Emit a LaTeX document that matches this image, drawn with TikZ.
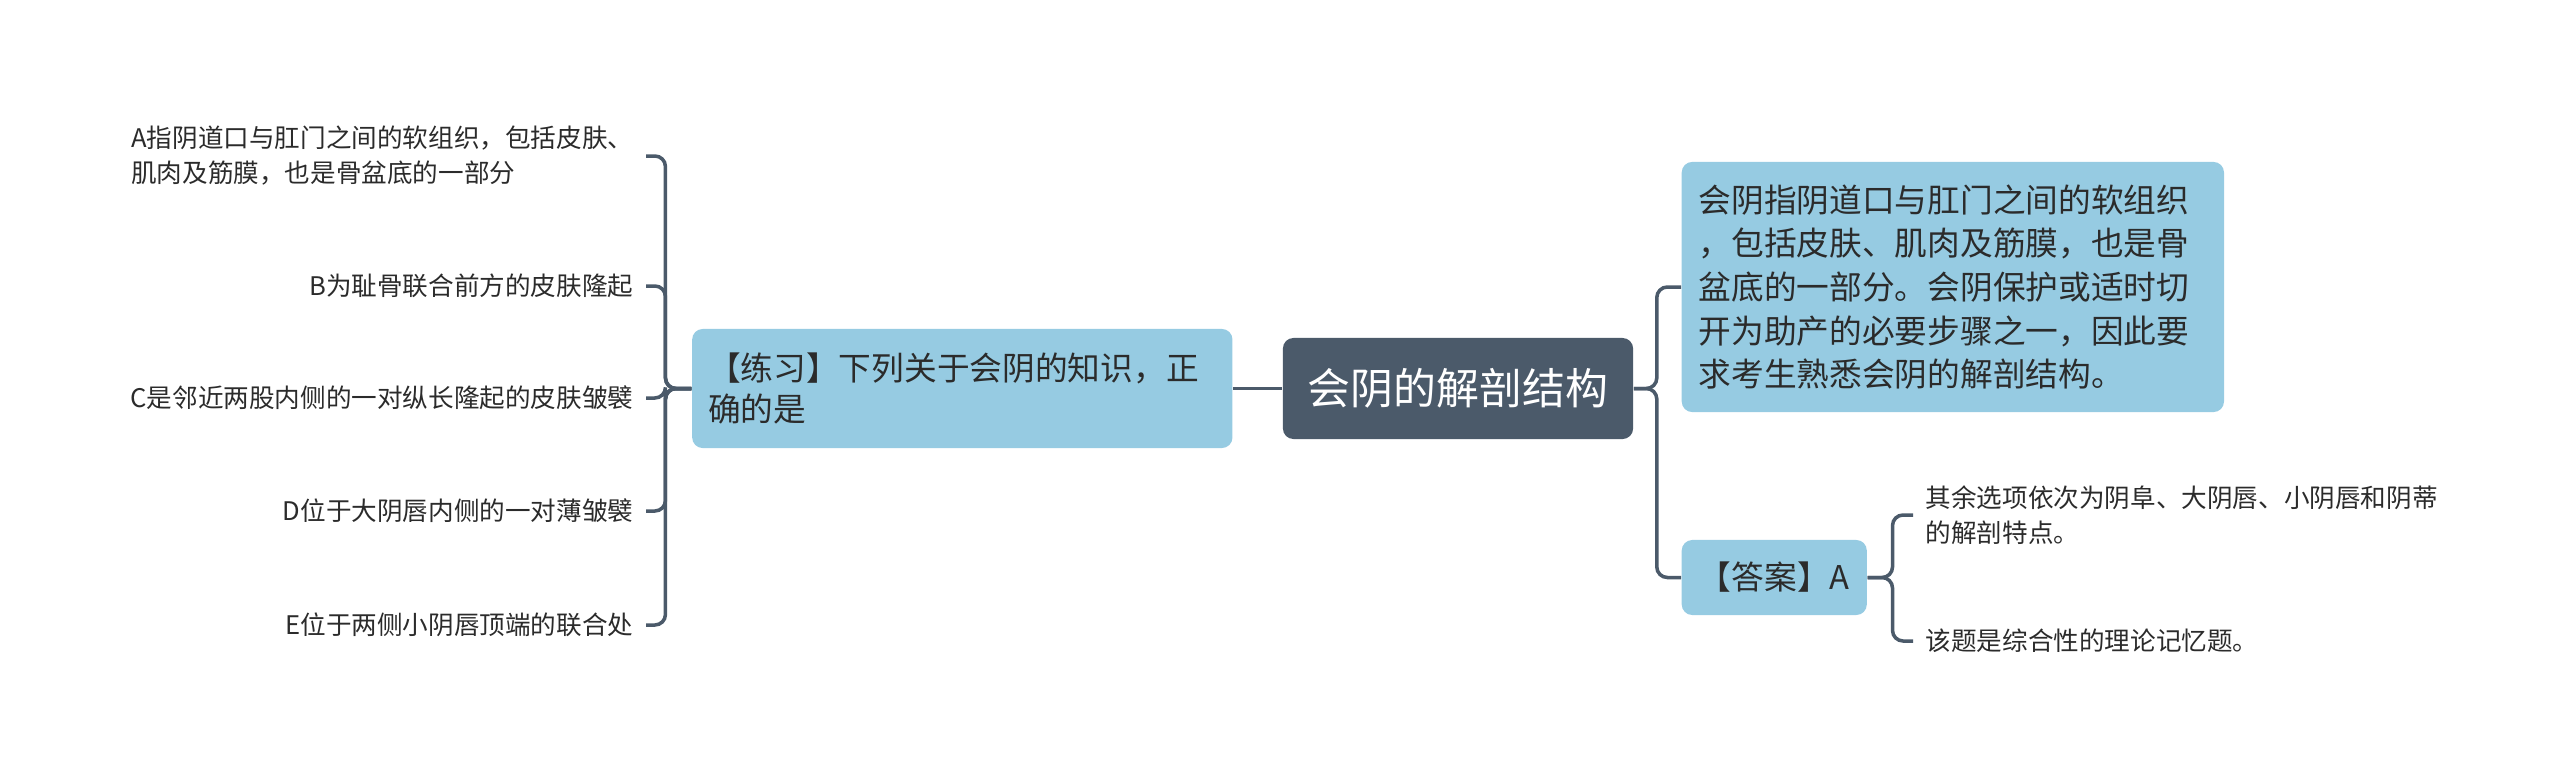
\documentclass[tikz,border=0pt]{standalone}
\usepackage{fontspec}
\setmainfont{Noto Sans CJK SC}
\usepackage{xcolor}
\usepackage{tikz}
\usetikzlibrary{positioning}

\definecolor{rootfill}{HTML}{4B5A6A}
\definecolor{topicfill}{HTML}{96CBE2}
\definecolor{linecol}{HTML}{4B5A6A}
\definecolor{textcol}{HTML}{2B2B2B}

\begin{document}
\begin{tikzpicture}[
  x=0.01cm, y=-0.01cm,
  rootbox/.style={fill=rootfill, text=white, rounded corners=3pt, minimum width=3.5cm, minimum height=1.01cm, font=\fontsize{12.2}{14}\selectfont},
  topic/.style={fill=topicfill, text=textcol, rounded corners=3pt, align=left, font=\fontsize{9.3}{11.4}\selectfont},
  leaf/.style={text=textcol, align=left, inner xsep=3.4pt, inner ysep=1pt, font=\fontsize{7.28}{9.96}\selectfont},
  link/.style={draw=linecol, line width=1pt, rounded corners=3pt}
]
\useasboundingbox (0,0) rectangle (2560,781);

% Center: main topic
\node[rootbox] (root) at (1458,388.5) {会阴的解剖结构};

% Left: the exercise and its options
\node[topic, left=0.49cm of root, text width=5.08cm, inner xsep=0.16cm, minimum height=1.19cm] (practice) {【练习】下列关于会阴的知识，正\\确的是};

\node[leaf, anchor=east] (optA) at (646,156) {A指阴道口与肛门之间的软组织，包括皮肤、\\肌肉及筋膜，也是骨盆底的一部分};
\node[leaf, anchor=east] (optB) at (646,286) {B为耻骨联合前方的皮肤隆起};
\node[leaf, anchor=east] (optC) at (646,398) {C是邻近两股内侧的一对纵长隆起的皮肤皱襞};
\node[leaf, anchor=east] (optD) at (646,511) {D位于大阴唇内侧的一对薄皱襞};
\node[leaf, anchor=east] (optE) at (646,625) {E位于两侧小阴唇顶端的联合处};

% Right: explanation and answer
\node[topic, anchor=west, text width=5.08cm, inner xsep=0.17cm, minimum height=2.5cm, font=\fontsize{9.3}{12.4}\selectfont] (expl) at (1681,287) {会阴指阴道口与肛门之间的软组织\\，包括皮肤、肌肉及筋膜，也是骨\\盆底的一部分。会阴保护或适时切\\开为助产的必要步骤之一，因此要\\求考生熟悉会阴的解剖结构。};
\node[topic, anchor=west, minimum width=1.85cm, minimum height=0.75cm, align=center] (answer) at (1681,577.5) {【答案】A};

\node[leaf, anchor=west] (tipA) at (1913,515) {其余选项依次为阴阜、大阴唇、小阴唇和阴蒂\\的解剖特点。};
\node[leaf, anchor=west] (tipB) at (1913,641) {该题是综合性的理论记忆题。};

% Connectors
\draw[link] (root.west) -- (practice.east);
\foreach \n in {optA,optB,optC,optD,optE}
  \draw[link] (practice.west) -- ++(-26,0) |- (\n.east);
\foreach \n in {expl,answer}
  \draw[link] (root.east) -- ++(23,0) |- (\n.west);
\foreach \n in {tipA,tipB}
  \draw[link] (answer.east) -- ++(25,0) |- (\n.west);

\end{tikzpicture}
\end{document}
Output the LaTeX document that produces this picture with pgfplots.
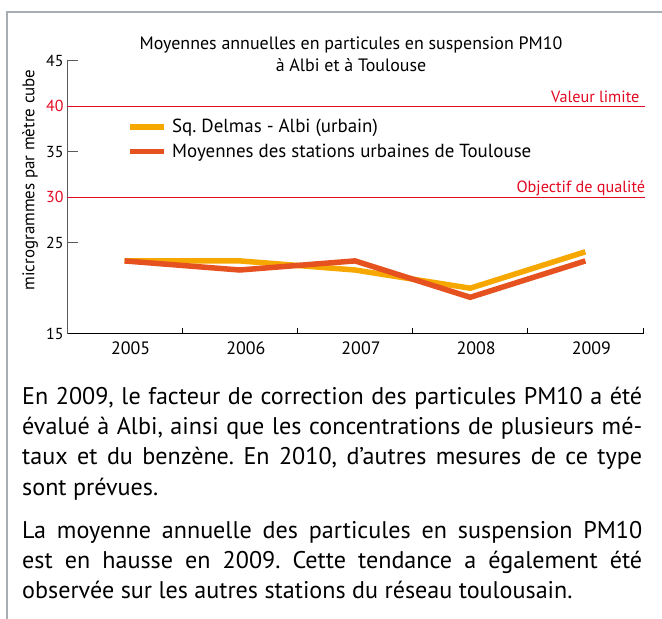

☆ ☆ ☆ ☆

- _GIVEN PROBLEM_: Starting at the top of the listing above, please restate word for word each line up to and including the one that holds "anchor=east] (optE) at", omitting every image.

- _TASK OUTPUT_:
Emit a LaTeX document that matches this image, drawn with TikZ.
\documentclass[tikz,border=0pt]{standalone}
\usepackage{fontspec}
\setmainfont{Noto Sans CJK SC}
\usepackage{xcolor}
\usepackage{tikz}
\usetikzlibrary{positioning}

\definecolor{rootfill}{HTML}{4B5A6A}
\definecolor{topicfill}{HTML}{96CBE2}
\definecolor{linecol}{HTML}{4B5A6A}
\definecolor{textcol}{HTML}{2B2B2B}

\begin{document}
\begin{tikzpicture}[
  x=0.01cm, y=-0.01cm,
  rootbox/.style={fill=rootfill, text=white, rounded corners=3pt, minimum width=3.5cm, minimum height=1.01cm, font=\fontsize{12.2}{14}\selectfont},
  topic/.style={fill=topicfill, text=textcol, rounded corners=3pt, align=left, font=\fontsize{9.3}{11.4}\selectfont},
  leaf/.style={text=textcol, align=left, inner xsep=3.4pt, inner ysep=1pt, font=\fontsize{7.28}{9.96}\selectfont},
  link/.style={draw=linecol, line width=1pt, rounded corners=3pt}
]
\useasboundingbox (0,0) rectangle (2560,781);

% Center: main topic
\node[rootbox] (root) at (1458,388.5) {会阴的解剖结构};

% Left: the exercise and its options
\node[topic, left=0.49cm of root, text width=5.08cm, inner xsep=0.16cm, minimum height=1.19cm] (practice) {【练习】下列关于会阴的知识，正\\确的是};

\node[leaf, anchor=east] (optA) at (646,156) {A指阴道口与肛门之间的软组织，包括皮肤、\\肌肉及筋膜，也是骨盆底的一部分};
\node[leaf, anchor=east] (optB) at (646,286) {B为耻骨联合前方的皮肤隆起};
\node[leaf, anchor=east] (optC) at (646,398) {C是邻近两股内侧的一对纵长隆起的皮肤皱襞};
\node[leaf, anchor=east] (optD) at (646,511) {D位于大阴唇内侧的一对薄皱襞};
\node[leaf, anchor=east] (optE) at (646,625) {E位于两侧小阴唇顶端的联合处};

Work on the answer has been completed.